** START **

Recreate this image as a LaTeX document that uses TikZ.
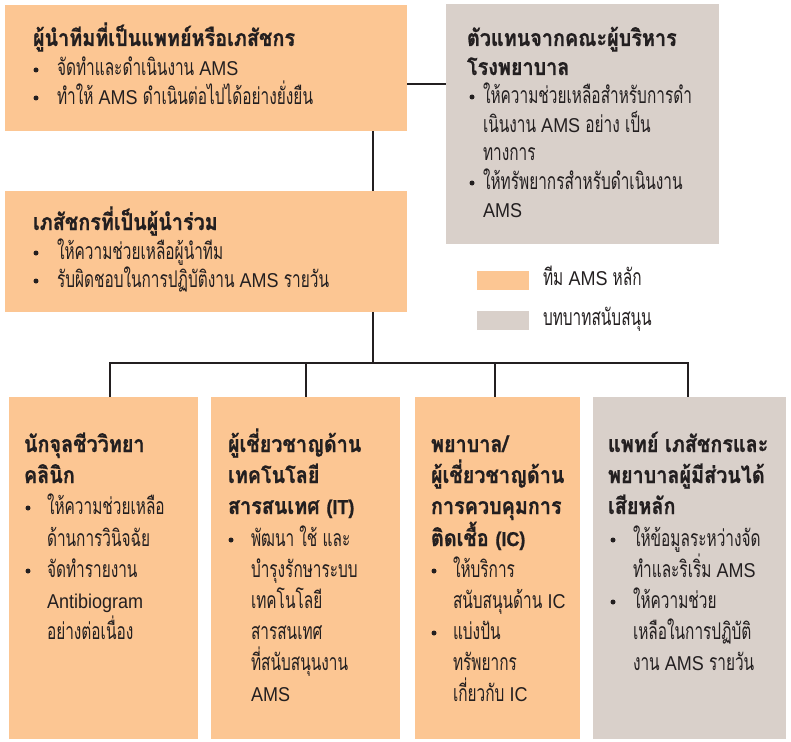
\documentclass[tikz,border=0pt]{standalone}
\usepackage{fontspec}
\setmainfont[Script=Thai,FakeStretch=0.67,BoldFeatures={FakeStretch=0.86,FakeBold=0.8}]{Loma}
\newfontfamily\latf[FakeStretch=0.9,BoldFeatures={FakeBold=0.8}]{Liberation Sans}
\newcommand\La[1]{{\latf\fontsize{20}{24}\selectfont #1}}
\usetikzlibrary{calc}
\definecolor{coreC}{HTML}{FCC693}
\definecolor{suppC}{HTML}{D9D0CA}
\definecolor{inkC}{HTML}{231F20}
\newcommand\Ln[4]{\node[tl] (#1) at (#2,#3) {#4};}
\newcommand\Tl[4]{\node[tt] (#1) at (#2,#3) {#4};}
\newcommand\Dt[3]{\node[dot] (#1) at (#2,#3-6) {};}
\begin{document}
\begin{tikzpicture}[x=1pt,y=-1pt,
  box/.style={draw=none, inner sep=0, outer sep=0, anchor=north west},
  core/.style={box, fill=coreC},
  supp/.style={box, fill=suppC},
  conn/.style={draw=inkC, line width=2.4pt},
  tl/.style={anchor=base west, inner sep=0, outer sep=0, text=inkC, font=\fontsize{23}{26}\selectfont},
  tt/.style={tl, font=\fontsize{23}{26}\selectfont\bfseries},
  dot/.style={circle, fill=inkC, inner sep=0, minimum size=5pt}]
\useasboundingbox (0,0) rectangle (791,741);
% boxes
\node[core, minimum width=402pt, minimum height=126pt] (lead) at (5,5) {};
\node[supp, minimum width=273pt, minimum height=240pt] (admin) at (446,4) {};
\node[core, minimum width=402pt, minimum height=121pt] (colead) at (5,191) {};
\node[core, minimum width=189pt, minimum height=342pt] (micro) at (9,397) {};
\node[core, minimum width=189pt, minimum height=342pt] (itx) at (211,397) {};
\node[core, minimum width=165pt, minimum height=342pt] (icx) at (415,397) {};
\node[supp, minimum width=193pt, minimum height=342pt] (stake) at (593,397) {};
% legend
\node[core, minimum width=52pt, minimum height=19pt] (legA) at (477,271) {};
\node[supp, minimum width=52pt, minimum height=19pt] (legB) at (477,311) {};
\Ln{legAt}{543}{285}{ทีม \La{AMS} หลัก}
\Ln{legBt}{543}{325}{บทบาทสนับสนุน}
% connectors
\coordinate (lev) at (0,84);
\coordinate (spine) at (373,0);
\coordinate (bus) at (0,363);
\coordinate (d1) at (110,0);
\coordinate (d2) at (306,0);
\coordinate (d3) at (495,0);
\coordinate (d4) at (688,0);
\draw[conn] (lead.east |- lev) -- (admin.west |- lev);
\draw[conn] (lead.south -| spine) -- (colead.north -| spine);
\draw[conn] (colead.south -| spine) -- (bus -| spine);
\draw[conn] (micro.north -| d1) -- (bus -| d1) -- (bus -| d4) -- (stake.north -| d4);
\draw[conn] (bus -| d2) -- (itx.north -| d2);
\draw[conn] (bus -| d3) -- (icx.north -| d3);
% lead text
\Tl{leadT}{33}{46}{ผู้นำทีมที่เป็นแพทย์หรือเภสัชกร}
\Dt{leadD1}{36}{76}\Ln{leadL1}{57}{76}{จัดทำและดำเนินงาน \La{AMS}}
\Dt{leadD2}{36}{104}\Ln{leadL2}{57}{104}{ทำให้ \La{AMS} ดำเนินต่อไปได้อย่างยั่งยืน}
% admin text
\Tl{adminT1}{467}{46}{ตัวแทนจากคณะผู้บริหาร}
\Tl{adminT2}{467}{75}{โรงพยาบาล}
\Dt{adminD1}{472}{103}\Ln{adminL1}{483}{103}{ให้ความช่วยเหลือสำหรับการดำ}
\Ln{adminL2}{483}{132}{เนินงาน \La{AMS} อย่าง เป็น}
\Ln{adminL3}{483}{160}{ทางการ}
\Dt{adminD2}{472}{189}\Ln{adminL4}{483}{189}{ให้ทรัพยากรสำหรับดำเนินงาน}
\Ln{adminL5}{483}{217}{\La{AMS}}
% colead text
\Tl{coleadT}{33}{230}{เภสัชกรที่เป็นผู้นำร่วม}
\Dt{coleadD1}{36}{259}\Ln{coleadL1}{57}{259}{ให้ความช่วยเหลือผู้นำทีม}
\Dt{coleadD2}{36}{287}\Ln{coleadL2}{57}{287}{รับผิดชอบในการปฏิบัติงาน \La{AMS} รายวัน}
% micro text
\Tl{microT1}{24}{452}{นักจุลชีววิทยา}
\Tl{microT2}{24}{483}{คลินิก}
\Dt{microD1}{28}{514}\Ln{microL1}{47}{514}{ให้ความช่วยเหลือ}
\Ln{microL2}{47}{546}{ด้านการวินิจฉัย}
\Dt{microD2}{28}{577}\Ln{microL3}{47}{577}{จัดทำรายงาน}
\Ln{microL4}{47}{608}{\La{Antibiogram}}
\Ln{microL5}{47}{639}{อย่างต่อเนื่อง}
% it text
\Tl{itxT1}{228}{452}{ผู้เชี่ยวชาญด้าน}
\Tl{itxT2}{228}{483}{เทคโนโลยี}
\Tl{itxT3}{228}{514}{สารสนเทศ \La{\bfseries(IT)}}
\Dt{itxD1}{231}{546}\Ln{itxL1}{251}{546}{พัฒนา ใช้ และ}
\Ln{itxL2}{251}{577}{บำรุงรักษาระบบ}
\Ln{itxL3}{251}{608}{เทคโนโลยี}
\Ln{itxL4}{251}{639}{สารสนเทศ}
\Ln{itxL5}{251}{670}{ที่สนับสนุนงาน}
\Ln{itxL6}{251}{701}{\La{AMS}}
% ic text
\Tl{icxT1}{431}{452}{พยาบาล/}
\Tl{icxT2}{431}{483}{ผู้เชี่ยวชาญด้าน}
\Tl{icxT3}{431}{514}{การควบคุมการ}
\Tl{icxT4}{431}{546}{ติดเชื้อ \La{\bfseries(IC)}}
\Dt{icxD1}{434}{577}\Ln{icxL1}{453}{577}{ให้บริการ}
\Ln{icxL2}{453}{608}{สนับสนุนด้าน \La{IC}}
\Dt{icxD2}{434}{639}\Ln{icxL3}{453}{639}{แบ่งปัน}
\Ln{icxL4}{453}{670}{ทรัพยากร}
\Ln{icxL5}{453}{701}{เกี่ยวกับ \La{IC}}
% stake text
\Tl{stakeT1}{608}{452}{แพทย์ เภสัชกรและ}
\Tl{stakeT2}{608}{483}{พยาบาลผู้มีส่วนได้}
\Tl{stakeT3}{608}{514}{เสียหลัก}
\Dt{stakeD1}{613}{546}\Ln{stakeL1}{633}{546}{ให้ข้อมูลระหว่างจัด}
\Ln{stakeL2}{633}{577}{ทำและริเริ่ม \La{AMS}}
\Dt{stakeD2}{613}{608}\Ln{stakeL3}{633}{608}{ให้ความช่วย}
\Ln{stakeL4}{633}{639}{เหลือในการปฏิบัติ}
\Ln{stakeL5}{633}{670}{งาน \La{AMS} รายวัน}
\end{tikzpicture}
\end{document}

** END **

Do this: Copy every line of the data exactly as written, excluding the pictures.

Problem solution:
Recreate this image as a LaTeX document that uses TikZ.
\documentclass[tikz,border=0pt]{standalone}
\usepackage{fontspec}
\setmainfont[Script=Thai,FakeStretch=0.67,BoldFeatures={FakeStretch=0.86,FakeBold=0.8}]{Loma}
\newfontfamily\latf[FakeStretch=0.9,BoldFeatures={FakeBold=0.8}]{Liberation Sans}
\newcommand\La[1]{{\latf\fontsize{20}{24}\selectfont #1}}
\usetikzlibrary{calc}
\definecolor{coreC}{HTML}{FCC693}
\definecolor{suppC}{HTML}{D9D0CA}
\definecolor{inkC}{HTML}{231F20}
\newcommand\Ln[4]{\node[tl] (#1) at (#2,#3) {#4};}
\newcommand\Tl[4]{\node[tt] (#1) at (#2,#3) {#4};}
\newcommand\Dt[3]{\node[dot] (#1) at (#2,#3-6) {};}
\begin{document}
\begin{tikzpicture}[x=1pt,y=-1pt,
  box/.style={draw=none, inner sep=0, outer sep=0, anchor=north west},
  core/.style={box, fill=coreC},
  supp/.style={box, fill=suppC},
  conn/.style={draw=inkC, line width=2.4pt},
  tl/.style={anchor=base west, inner sep=0, outer sep=0, text=inkC, font=\fontsize{23}{26}\selectfont},
  tt/.style={tl, font=\fontsize{23}{26}\selectfont\bfseries},
  dot/.style={circle, fill=inkC, inner sep=0, minimum size=5pt}]
\useasboundingbox (0,0) rectangle (791,741);
% boxes
\node[core, minimum width=402pt, minimum height=126pt] (lead) at (5,5) {};
\node[supp, minimum width=273pt, minimum height=240pt] (admin) at (446,4) {};
\node[core, minimum width=402pt, minimum height=121pt] (colead) at (5,191) {};
\node[core, minimum width=189pt, minimum height=342pt] (micro) at (9,397) {};
\node[core, minimum width=189pt, minimum height=342pt] (itx) at (211,397) {};
\node[core, minimum width=165pt, minimum height=342pt] (icx) at (415,397) {};
\node[supp, minimum width=193pt, minimum height=342pt] (stake) at (593,397) {};
% legend
\node[core, minimum width=52pt, minimum height=19pt] (legA) at (477,271) {};
\node[supp, minimum width=52pt, minimum height=19pt] (legB) at (477,311) {};
\Ln{legAt}{543}{285}{ทีม \La{AMS} หลัก}
\Ln{legBt}{543}{325}{บทบาทสนับสนุน}
% connectors
\coordinate (lev) at (0,84);
\coordinate (spine) at (373,0);
\coordinate (bus) at (0,363);
\coordinate (d1) at (110,0);
\coordinate (d2) at (306,0);
\coordinate (d3) at (495,0);
\coordinate (d4) at (688,0);
\draw[conn] (lead.east |- lev) -- (admin.west |- lev);
\draw[conn] (lead.south -| spine) -- (colead.north -| spine);
\draw[conn] (colead.south -| spine) -- (bus -| spine);
\draw[conn] (micro.north -| d1) -- (bus -| d1) -- (bus -| d4) -- (stake.north -| d4);
\draw[conn] (bus -| d2) -- (itx.north -| d2);
\draw[conn] (bus -| d3) -- (icx.north -| d3);
% lead text
\Tl{leadT}{33}{46}{ผู้นำทีมที่เป็นแพทย์หรือเภสัชกร}
\Dt{leadD1}{36}{76}\Ln{leadL1}{57}{76}{จัดทำและดำเนินงาน \La{AMS}}
\Dt{leadD2}{36}{104}\Ln{leadL2}{57}{104}{ทำให้ \La{AMS} ดำเนินต่อไปได้อย่างยั่งยืน}
% admin text
\Tl{adminT1}{467}{46}{ตัวแทนจากคณะผู้บริหาร}
\Tl{adminT2}{467}{75}{โรงพยาบาล}
\Dt{adminD1}{472}{103}\Ln{adminL1}{483}{103}{ให้ความช่วยเหลือสำหรับการดำ}
\Ln{adminL2}{483}{132}{เนินงาน \La{AMS} อย่าง เป็น}
\Ln{adminL3}{483}{160}{ทางการ}
\Dt{adminD2}{472}{189}\Ln{adminL4}{483}{189}{ให้ทรัพยากรสำหรับดำเนินงาน}
\Ln{adminL5}{483}{217}{\La{AMS}}
% colead text
\Tl{coleadT}{33}{230}{เภสัชกรที่เป็นผู้นำร่วม}
\Dt{coleadD1}{36}{259}\Ln{coleadL1}{57}{259}{ให้ความช่วยเหลือผู้นำทีม}
\Dt{coleadD2}{36}{287}\Ln{coleadL2}{57}{287}{รับผิดชอบในการปฏิบัติงาน \La{AMS} รายวัน}
% micro text
\Tl{microT1}{24}{452}{นักจุลชีววิทยา}
\Tl{microT2}{24}{483}{คลินิก}
\Dt{microD1}{28}{514}\Ln{microL1}{47}{514}{ให้ความช่วยเหลือ}
\Ln{microL2}{47}{546}{ด้านการวินิจฉัย}
\Dt{microD2}{28}{577}\Ln{microL3}{47}{577}{จัดทำรายงาน}
\Ln{microL4}{47}{608}{\La{Antibiogram}}
\Ln{microL5}{47}{639}{อย่างต่อเนื่อง}
% it text
\Tl{itxT1}{228}{452}{ผู้เชี่ยวชาญด้าน}
\Tl{itxT2}{228}{483}{เทคโนโลยี}
\Tl{itxT3}{228}{514}{สารสนเทศ \La{\bfseries(IT)}}
\Dt{itxD1}{231}{546}\Ln{itxL1}{251}{546}{พัฒนา ใช้ และ}
\Ln{itxL2}{251}{577}{บำรุงรักษาระบบ}
\Ln{itxL3}{251}{608}{เทคโนโลยี}
\Ln{itxL4}{251}{639}{สารสนเทศ}
\Ln{itxL5}{251}{670}{ที่สนับสนุนงาน}
\Ln{itxL6}{251}{701}{\La{AMS}}
% ic text
\Tl{icxT1}{431}{452}{พยาบาล/}
\Tl{icxT2}{431}{483}{ผู้เชี่ยวชาญด้าน}
\Tl{icxT3}{431}{514}{การควบคุมการ}
\Tl{icxT4}{431}{546}{ติดเชื้อ \La{\bfseries(IC)}}
\Dt{icxD1}{434}{577}\Ln{icxL1}{453}{577}{ให้บริการ}
\Ln{icxL2}{453}{608}{สนับสนุนด้าน \La{IC}}
\Dt{icxD2}{434}{639}\Ln{icxL3}{453}{639}{แบ่งปัน}
\Ln{icxL4}{453}{670}{ทรัพยากร}
\Ln{icxL5}{453}{701}{เกี่ยวกับ \La{IC}}
% stake text
\Tl{stakeT1}{608}{452}{แพทย์ เภสัชกรและ}
\Tl{stakeT2}{608}{483}{พยาบาลผู้มีส่วนได้}
\Tl{stakeT3}{608}{514}{เสียหลัก}
\Dt{stakeD1}{613}{546}\Ln{stakeL1}{633}{546}{ให้ข้อมูลระหว่างจัด}
\Ln{stakeL2}{633}{577}{ทำและริเริ่ม \La{AMS}}
\Dt{stakeD2}{613}{608}\Ln{stakeL3}{633}{608}{ให้ความช่วย}
\Ln{stakeL4}{633}{639}{เหลือในการปฏิบัติ}
\Ln{stakeL5}{633}{670}{งาน \La{AMS} รายวัน}
\end{tikzpicture}
\end{document}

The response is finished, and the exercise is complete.